A telescope zoom eyepiece uses an internal helical mechanism to shift the positions of optical elements relative to each other, changing the effective focal length of the eyepiece. Rotating the zoom barrel moves you between the minimum focal length (highest magnification) and the maximum focal length (lowest magnification). The zoom range is typically 3:1 , for example, 7mm to 21mm or 8mm to 24mm , and the adjustment is continuous rather than stepped, unlike switching between fixed eyepieces.

Is the SVBONY SV191 better than the Celestron Zoom for most observers?

The SVBONY SV191 has a more complex optical construction , seven elements versus the Celestron’s design , and fully multi-coated surfaces across the stack, which gives it a practical advantage for contrast on bright targets. The Celestron Zoom covers a slightly wider range at the low-power end (24mm vs. 21.6mm) and has a longer track record in the field. For a general observer who wants reliable performance across the zoom range, the SV191 is the better optical choice; for a beginner who values a known quantity, the Celestron remains reasonable.

Do zoom eyepieces work with all telescopes?

Focal ratio affects performance more than compatibility: fast telescopes at f/5 or below will show more edge aberrations with zoom designs than slow telescopes at f/8 or above. Compatibility in the sense of physically fitting the focuser is almost universal for 1.25-inch eyepieces; optical performance across the field is where telescope design starts to matter.

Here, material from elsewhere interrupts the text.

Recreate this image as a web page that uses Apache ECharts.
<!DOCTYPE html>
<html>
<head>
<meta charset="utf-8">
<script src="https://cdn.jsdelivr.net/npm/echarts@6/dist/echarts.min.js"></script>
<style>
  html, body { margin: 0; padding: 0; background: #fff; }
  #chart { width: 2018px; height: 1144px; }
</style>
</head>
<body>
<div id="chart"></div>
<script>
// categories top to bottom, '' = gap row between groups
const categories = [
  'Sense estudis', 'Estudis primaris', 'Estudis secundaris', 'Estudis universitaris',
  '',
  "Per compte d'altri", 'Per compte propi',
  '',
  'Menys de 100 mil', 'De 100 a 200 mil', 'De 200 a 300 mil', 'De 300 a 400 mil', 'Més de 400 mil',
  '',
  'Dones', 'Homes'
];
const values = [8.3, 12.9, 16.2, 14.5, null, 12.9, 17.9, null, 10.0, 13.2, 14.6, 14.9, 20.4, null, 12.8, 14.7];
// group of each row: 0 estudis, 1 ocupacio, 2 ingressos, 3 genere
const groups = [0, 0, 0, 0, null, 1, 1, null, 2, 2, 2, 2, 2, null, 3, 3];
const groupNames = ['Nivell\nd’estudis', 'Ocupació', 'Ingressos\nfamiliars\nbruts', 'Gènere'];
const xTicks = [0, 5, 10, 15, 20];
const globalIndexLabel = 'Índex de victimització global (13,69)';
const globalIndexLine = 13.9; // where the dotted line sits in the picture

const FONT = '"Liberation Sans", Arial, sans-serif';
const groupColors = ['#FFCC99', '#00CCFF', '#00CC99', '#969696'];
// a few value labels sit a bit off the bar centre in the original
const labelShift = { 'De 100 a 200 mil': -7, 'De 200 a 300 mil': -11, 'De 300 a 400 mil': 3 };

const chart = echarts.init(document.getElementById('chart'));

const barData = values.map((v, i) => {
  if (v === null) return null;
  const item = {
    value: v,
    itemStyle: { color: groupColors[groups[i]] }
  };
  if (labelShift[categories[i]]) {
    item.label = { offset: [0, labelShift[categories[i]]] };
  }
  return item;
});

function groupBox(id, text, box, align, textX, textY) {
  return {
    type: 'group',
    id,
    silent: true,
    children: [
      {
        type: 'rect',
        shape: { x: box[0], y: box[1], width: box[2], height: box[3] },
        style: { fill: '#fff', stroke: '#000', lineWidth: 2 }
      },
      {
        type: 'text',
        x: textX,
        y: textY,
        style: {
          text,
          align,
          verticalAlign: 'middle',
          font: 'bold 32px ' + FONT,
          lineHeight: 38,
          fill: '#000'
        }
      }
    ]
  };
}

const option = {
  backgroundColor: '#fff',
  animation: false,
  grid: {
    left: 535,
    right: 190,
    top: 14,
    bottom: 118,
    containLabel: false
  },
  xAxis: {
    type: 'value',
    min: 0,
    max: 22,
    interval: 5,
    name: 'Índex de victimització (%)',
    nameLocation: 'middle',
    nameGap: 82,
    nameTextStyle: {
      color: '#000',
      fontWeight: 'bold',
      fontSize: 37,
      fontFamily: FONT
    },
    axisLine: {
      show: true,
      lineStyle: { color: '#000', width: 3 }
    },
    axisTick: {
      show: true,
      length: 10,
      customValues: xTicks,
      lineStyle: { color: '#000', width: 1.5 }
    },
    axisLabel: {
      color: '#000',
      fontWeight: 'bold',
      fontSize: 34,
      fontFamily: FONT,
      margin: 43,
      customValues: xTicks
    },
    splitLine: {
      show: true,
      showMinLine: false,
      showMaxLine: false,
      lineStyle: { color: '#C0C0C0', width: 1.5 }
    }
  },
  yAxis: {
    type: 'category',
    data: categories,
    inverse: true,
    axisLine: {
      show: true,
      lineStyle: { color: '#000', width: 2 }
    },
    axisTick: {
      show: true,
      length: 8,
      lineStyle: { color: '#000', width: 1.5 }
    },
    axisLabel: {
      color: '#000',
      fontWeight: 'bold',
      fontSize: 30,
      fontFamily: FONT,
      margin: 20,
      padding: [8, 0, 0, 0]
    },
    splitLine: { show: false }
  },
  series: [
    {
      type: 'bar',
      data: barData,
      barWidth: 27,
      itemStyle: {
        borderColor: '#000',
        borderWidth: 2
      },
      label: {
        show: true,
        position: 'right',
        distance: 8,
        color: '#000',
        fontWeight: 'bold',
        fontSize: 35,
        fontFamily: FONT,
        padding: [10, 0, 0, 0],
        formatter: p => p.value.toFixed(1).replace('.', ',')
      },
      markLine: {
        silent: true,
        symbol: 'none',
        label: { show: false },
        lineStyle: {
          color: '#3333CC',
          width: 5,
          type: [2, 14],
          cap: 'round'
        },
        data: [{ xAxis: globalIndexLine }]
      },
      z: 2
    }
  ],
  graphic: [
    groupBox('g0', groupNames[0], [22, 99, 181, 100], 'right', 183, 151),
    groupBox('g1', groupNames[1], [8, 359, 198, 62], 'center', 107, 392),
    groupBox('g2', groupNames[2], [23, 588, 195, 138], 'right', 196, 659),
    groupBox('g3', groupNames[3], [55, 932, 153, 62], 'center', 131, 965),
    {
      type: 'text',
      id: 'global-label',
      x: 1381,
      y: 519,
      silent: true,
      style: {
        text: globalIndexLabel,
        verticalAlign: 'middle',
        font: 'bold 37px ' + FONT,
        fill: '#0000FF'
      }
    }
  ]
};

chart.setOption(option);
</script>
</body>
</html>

Should I buy the SVBONY SV215 if I already have a general zoom?

The SVBONY SV215 covers 3mm to 8mm , a range that doesn’t overlap with a standard 7mm-to-21mm or 8mm-to-24mm zoom. If you’ve already established that your telescope and local seeing conditions support high magnification, the SV215 fills the gap between where your general zoom ends and the limits of what your aperture can resolve. Its parfocal design is the practical advantage: you can probe magnification continuously at the high end without returning to the focuser each time. It’s a specialized tool that makes sense once you know you’ll use that range regularly.

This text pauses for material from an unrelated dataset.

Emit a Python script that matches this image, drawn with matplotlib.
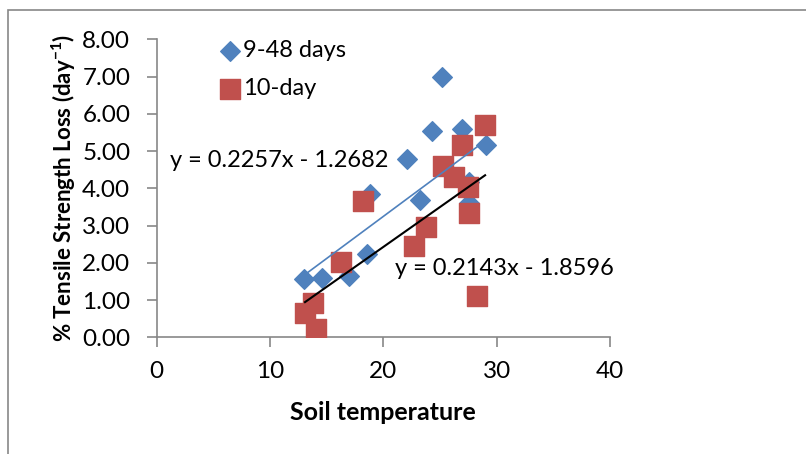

How does apparent field of view differ between zoom and fixed eyepieces?

Fixed eyepieces in modern wide-angle designs routinely deliver 68° to 82° apparent field of view, which translates to a noticeably wider, more immersive view at the eyepiece. Zoom eyepieces typically range from 40° to 65°, and the apparent field often narrows further at the high-magnification end of the zoom range. For open clusters or wide nebulae, that difference is meaningful. For planetary disks, double stars, or lunar detail , where you’re centering a small target , the narrower apparent field of a zoom is rarely a practical limitation.